И вот, мыкаясь в этой ночи, до которой довелось-таки дожить, что сейчас кажется мне пронырливым, хитроумно-живучим, я считаю всё, данное им. Без жалости к себе я знаю, что взяла все его дары и подарки, и это единственное, что я для него сделала. Я не удержала его жизни — пусть вычитанием дней из своей. То есть они вычтены, конечно, но уже без пользы для него, наоборот. Долго идя к нему в последний раз, я опоздала на час — навсегда. Почему, пока мы живы, мы так грубы, бестолковы и никуда не успеваем? Он успевал проведать любую простуду и осведомиться о благополучии всех, и собаки.
И как сформулировать то, что подлежит лишь художественной огласке? Он это знал, когда писал о Сыне и Зое Бажановой.
Чтобы описать эту ночь, предоставленную нам для мысли о том, что он приходился нам жизнью, эту степень нашего родства с ним, — надо писать, а здравого ума пока нет.
Я знаю, что книги остаются. Я убедилась в этом, открывая его книги на исходе ночи, когда проступал уже день, обезображенный его отсутствием, понимаю, конечно, что просто новый день ни в чём не повинный. Он продолжал оставаться чудом: жалел и ободрял, и его обычный голос отвечал мне любовно и внятно.
Я знаю его внуков и правнуков, в которых длится бег его крови.
Знаю, что жизнь его обращена к стольким людям, сколько есть их на белом свете, и это не может быть безответно и бесследно.
Но на самом деле я знаю, что утешения нет.
Павлу Антокольскому
Миг бытия
О Павле Григорьевиче Антокольском не хочу думать в прошедшем времени: он родился, ему 100 лет, я привыкла праздником отмечать день его рождения. Не во мне дело — в его безмерной сердечной расточительности, дарительности: было с кем возиться, за кого просить, ходить, чтобы книжку издали, пластинку выпустили.
Время Антокольского — не умственность, всегда терзающая ум отвлечённость, это время, впрямую нас касающееся.
Антокольский делал нас соучастниками времени и истории, того, что нам по возрасту или по другим недостаткам было недоступно.
Как-то спросила у Павла Григорьевича: «Вы этого не помните? Это было до начала Первой мировой войны». Антокольский отвечает: «Как это я не помню? Я уже был весьма… Ты что, меня совсем за дурака держишь?»
Начало века. Павел Григорьевич предъявил нам это время не как хрестоматийное, а как живое сведение.
Мы говорим: Антокольский и театр, Антокольский много сделал для театра. Он и сам был театром. Как он читал «Я помню чудное мгновенье…», как читал «Вакхическую песню», когда вино разливали по бокалам…
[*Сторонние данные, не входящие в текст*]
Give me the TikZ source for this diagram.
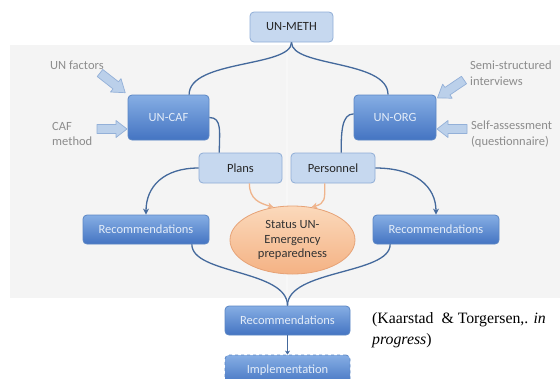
\documentclass[tikz,border=0pt]{standalone}
\usepackage{fontspec}
\setmainfont{Carlito}
\newfontfamily\citefont{Liberation Serif}
\usetikzlibrary{arrows.meta,shapes.geometric}

\definecolor{panelgray}{HTML}{F4F4F4}
\definecolor{lightfill}{HTML}{C6D8EF}
\definecolor{lightedge}{HTML}{8FADD6}
\definecolor{darktop}{HTML}{86AEE4}
\definecolor{darkbot}{HTML}{4474C2}
\definecolor{darkedge}{HTML}{5B86C4}
\definecolor{darktext}{HTML}{E3ECF8}
\definecolor{linkblue}{HTML}{44699C}
\definecolor{orangelink}{HTML}{EFB48C}
\definecolor{ovaltop}{HTML}{FBD9BB}
\definecolor{ovalbot}{HTML}{F4B284}
\definecolor{ovaledge}{HTML}{E6A276}
\definecolor{notegray}{HTML}{8C8C8C}
\definecolor{arrowfill}{HTML}{BBD0EA}
\definecolor{arrowedge}{HTML}{93B0D8}

\tikzset{
  lightbox/.style={draw=lightedge, fill=lightfill, rounded corners=4pt,
    line width=0.8pt, inner sep=0pt, font=\fontsize{12.5}{14}\selectfont, text=black!85},
  darkbox/.style={draw=darkedge, top color=darktop, bottom color=darkbot,
    rounded corners=4pt, line width=0.8pt, inner sep=0pt,
    font=\fontsize{12.5}{14}\selectfont, text=darktext},
  oval/.style={ellipse, draw=ovaledge, top color=ovaltop, bottom color=ovalbot,
    line width=0.8pt, inner sep=0pt, align=center,
    font=\fontsize{12.5}{14.5}\selectfont, text=black!80},
  note/.style={text=notegray, align=left, inner sep=0pt, anchor=north west,
    font=\fontsize{12.5}{15.5}\selectfont},
  link/.style={draw=linkblue, line width=1.3pt},
  linkarrow/.style={link, -{Stealth[length=6pt,width=6pt]}},
  orangearrow/.style={draw=orangelink, line width=1.3pt,
    -{Stealth[length=6pt,width=6pt]}},
  blockarrow/.style={draw=arrowedge, fill=arrowfill, line width=0.7pt, line join=round}
}

\begin{document}
\begin{tikzpicture}[x=1pt, y=-1pt]
\useasboundingbox (0,0) rectangle (560,378);
\clip (0,0) rectangle (560,378);

% background panel
\fill[panelgray] (10,45) rectangle (560,298);
\draw[white, line width=1.2pt, opacity=0.35] (287,46) -- (287,297);

% boxes
\node[lightbox, minimum width=83pt, minimum height=30pt] (meth) at (291.5,27) {UN-METH};
\node[darkbox, minimum width=81pt, minimum height=45pt] (caf) at (168.5,117.5) {UN-CAF};
\node[darkbox, minimum width=82pt, minimum height=45pt] (org) at (395,117.5) {UN-ORG};
\node[lightbox, minimum width=83pt, minimum height=30pt] (plans) at (240.5,168) {Plans};
\node[lightbox, minimum width=84pt, minimum height=30pt] (pers) at (333,168) {Personnel};
\node[darkbox, minimum width=126pt, minimum height=29pt] (recL) at (146,229.5) {Recommendations};
\node[darkbox, minimum width=126pt, minimum height=29pt] (recR) at (436,229.5) {Recommendations};
\node[oval, minimum width=125pt, minimum height=68pt] (status) at (292.5,240)
  {Status UN-\\Emergency\\preparedness};
\node[darkbox, minimum width=125pt, minimum height=29pt] (recB) at (287.5,320.5) {Recommendations};
\node[darkbox, dashed, minimum width=125pt, minimum height=30pt] (impl) at (287.5,370) {Implementation};

% inputs
\node[note] (unf) at (50,61) {UN factors};
\node[note] (cafm) at (52,122) {CAF\\method};
\node[note] (semi) at (470,61) {Semi-structured\\interviews};
\node[note] (self) at (471,121) {Self-assessment\\(questionnaire)};

% block arrows feeding the two analyses
\begin{scope}[shift={(100,73)}, rotate=-38]
  \draw[blockarrow] (0,-4.5) -- (20,-4.5) -- (20,-8.5) -- (32,0) -- (20,8.5) -- (20,4.5) -- (0,4.5) -- cycle;
\end{scope}
\begin{scope}[shift={(97,129)}]
  \draw[blockarrow] (0,-4.5) -- (19,-4.5) -- (19,-8.5) -- (30,0) -- (19,8.5) -- (19,4.5) -- (0,4.5) -- cycle;
\end{scope}
\begin{scope}[shift={(464,80)}, rotate=214]
  \draw[blockarrow] (0,-4.5) -- (20,-4.5) -- (20,-8.5) -- (32,0) -- (20,8.5) -- (20,4.5) -- (0,4.5) -- cycle;
\end{scope}
\begin{scope}[shift={(467,129)}, rotate=180]
  \draw[blockarrow] (0,-4.5) -- (19,-4.5) -- (19,-8.5) -- (30,0) -- (19,8.5) -- (19,4.5) -- (0,4.5) -- cycle;
\end{scope}

% connectors
\draw[link] (meth.south) .. controls +(0,25) and +(0,-35) .. (caf.48);
\draw[link] (meth.south) .. controls +(0,25) and +(0,-35) .. (org.107);
\draw[link] (caf.east) .. controls +(13,0) and +(0,-20) .. (plans.144);
\draw[link] (org.175) .. controls +(-12,0) and +(0,-20) .. (pers.62);
\draw[linkarrow] (plans.west) .. controls +(-35,0) and +(0,-28) .. (recL.north);
\draw[linkarrow] (pers.east) .. controls +(40,0) and +(0,-28) .. (recR.north);
\draw[orangearrow] (plans.-60) .. controls +(0,16) and +(-14,-4) .. (status.120);
\draw[orangearrow] (pers.-118) .. controls +(0,16) and +(14,-4) .. (status.60);
\draw[link] (recL.-18) .. controls +(0,30) and +(0,-36) .. (recB.north);
\draw[link] (recR.198) .. controls +(0,30) and +(0,-36) .. (recB.north);
\draw[link, -{Stealth[length=4pt,width=5pt]}, line width=1pt] (recB.south) -- (impl.north);

% source
\node[anchor=north west, align=left, inner sep=0pt,
  font=\citefont\fontsize{15.8}{21}\selectfont, text=black] (cite) at (372,312)
  {(Kaarstad~ \& Torgersen,. \textit{in}\\\textit{progress})};
\end{tikzpicture}
\end{document}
Антокольский был театр в высоком смысле этого слова, любил изображать и показывать, как читали Блок, Брюсов, Белый. Я не знаю, как на самом деле это было, знаю лишь по собственному представлению. Но я любовалась Антокольским. Слуха и взора нельзя было отстранить. Поэт никому ничего не должен, но человек обязан быть утешительным театром да другого человека. Мне не нравится, когда человеческое лицо являет собою скушное, незахватывающее зрелище. Человек обязан человечеству служить или развлечением, или поучением, или защитой от душераздирающих действий; лицо — всегда портрет взлёта души Антокольский многих учеников возымел, никого не поучал.